Given instruction: Copy the lines of the data below exactly, starting at the first and stopping after the line that contains "const FONT = 'DejaVu Sans';"; include no pictures.

Entries provided:
************

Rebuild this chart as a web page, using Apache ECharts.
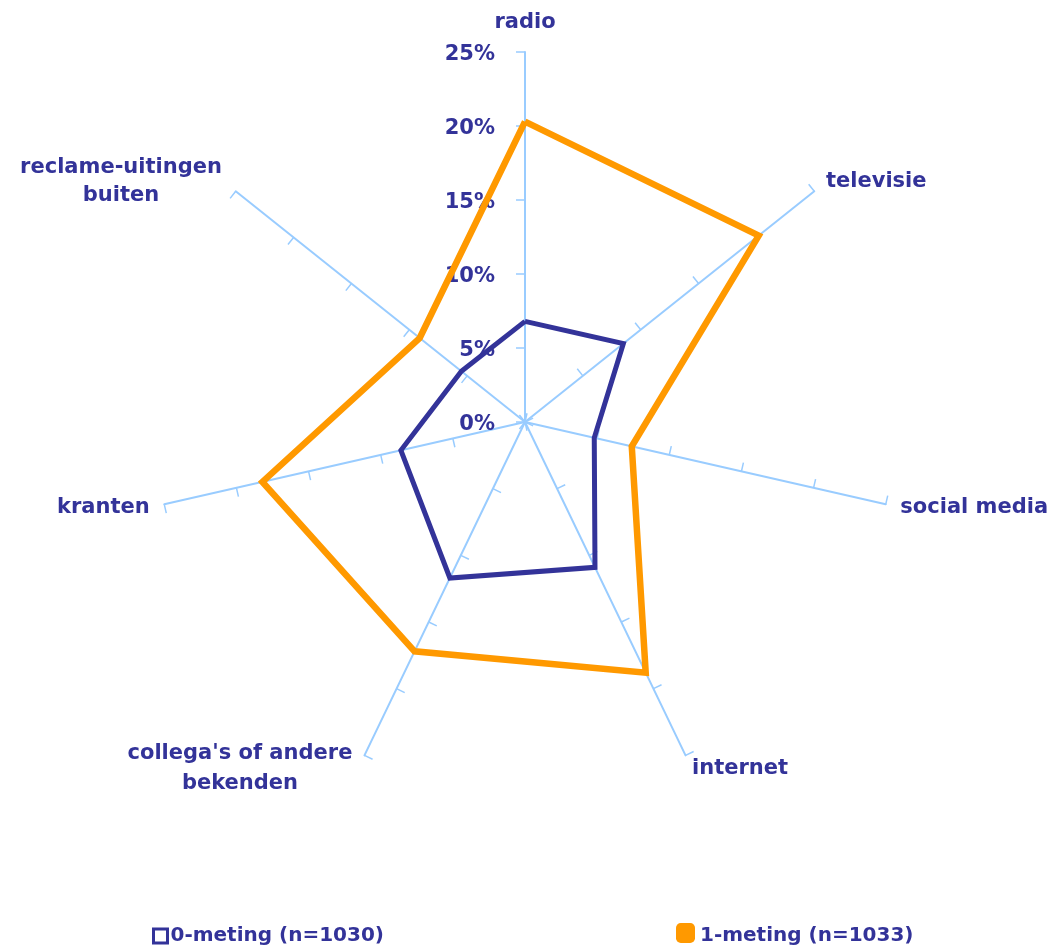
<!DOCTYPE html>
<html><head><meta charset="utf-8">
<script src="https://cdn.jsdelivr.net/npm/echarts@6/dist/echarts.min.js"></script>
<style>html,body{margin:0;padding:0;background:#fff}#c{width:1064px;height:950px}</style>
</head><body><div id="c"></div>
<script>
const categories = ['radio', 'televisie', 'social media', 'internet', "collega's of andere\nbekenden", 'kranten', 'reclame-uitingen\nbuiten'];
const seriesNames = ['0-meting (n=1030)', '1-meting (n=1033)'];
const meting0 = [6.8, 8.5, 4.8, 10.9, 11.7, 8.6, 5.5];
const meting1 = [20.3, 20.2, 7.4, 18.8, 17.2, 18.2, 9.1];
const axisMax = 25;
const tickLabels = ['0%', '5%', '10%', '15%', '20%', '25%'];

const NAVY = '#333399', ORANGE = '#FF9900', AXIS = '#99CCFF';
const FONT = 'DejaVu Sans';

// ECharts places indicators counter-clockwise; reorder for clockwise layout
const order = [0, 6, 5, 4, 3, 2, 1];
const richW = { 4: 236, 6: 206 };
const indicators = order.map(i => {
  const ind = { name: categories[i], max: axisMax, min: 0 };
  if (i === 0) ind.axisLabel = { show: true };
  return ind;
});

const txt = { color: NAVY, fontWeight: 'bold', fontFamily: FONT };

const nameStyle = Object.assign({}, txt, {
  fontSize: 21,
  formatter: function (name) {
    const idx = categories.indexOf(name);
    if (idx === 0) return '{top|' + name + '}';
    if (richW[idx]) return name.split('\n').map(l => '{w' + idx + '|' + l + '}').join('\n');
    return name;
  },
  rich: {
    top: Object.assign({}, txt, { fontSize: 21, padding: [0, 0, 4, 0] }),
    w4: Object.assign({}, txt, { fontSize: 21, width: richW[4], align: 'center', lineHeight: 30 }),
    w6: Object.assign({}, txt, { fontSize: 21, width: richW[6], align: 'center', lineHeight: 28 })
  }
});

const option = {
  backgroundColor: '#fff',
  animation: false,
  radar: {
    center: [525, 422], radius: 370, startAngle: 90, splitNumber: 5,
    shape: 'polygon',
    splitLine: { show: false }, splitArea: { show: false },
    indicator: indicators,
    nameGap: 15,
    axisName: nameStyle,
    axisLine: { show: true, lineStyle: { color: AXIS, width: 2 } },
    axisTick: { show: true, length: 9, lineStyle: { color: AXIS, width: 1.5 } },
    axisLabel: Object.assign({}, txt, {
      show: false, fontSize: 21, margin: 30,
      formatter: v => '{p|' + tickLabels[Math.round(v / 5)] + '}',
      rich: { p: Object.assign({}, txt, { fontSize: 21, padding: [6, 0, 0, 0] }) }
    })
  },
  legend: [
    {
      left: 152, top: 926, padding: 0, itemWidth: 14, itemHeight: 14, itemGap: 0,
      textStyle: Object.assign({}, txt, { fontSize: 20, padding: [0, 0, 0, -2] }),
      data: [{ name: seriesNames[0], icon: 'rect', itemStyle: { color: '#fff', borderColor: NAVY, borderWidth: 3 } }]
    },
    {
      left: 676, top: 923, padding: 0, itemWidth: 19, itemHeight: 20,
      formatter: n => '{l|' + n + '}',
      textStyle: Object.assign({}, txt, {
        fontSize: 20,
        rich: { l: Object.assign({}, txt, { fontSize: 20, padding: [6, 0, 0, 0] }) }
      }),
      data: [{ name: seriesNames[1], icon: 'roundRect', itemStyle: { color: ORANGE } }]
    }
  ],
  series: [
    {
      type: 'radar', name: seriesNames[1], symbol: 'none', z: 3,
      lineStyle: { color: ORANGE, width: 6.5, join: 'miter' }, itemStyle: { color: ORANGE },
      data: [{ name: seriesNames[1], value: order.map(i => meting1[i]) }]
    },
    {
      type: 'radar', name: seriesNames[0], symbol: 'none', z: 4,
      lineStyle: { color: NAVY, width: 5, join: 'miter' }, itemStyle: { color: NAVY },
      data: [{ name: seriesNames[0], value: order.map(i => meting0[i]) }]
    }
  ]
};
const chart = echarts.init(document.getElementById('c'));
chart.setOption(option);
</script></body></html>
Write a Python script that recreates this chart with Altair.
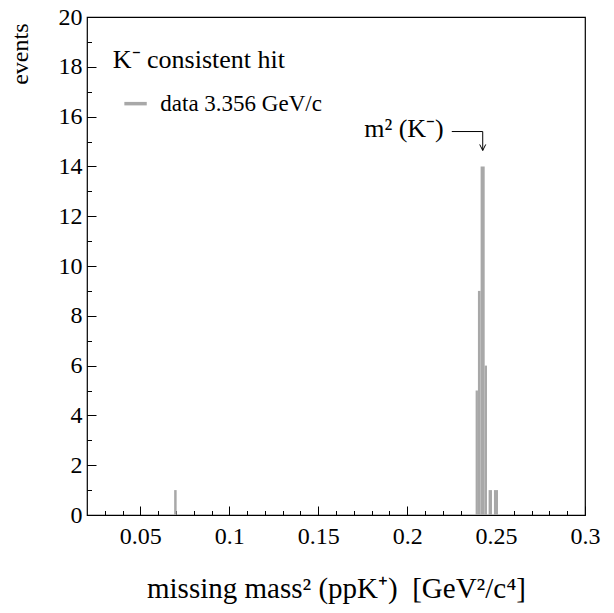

************

Result for this task:
Rebuild this chart as a web page, using Apache ECharts.
<!DOCTYPE html>
<html><head><meta charset="utf-8">
<script src="https://cdn.jsdelivr.net/npm/echarts@6/dist/echarts.min.js"></script>
<style>html,body{margin:0;padding:0;background:#fff}#c{width:1064px;height:950px}</style>
</head><body><div id="c"></div>
<script>
const categories = ['radio', 'televisie', 'social media', 'internet', "collega's of andere\nbekenden", 'kranten', 'reclame-uitingen\nbuiten'];
const seriesNames = ['0-meting (n=1030)', '1-meting (n=1033)'];
const meting0 = [6.8, 8.5, 4.8, 10.9, 11.7, 8.6, 5.5];
const meting1 = [20.3, 20.2, 7.4, 18.8, 17.2, 18.2, 9.1];
const axisMax = 25;
const tickLabels = ['0%', '5%', '10%', '15%', '20%', '25%'];

const NAVY = '#333399', ORANGE = '#FF9900', AXIS = '#99CCFF';
const FONT = 'DejaVu Sans';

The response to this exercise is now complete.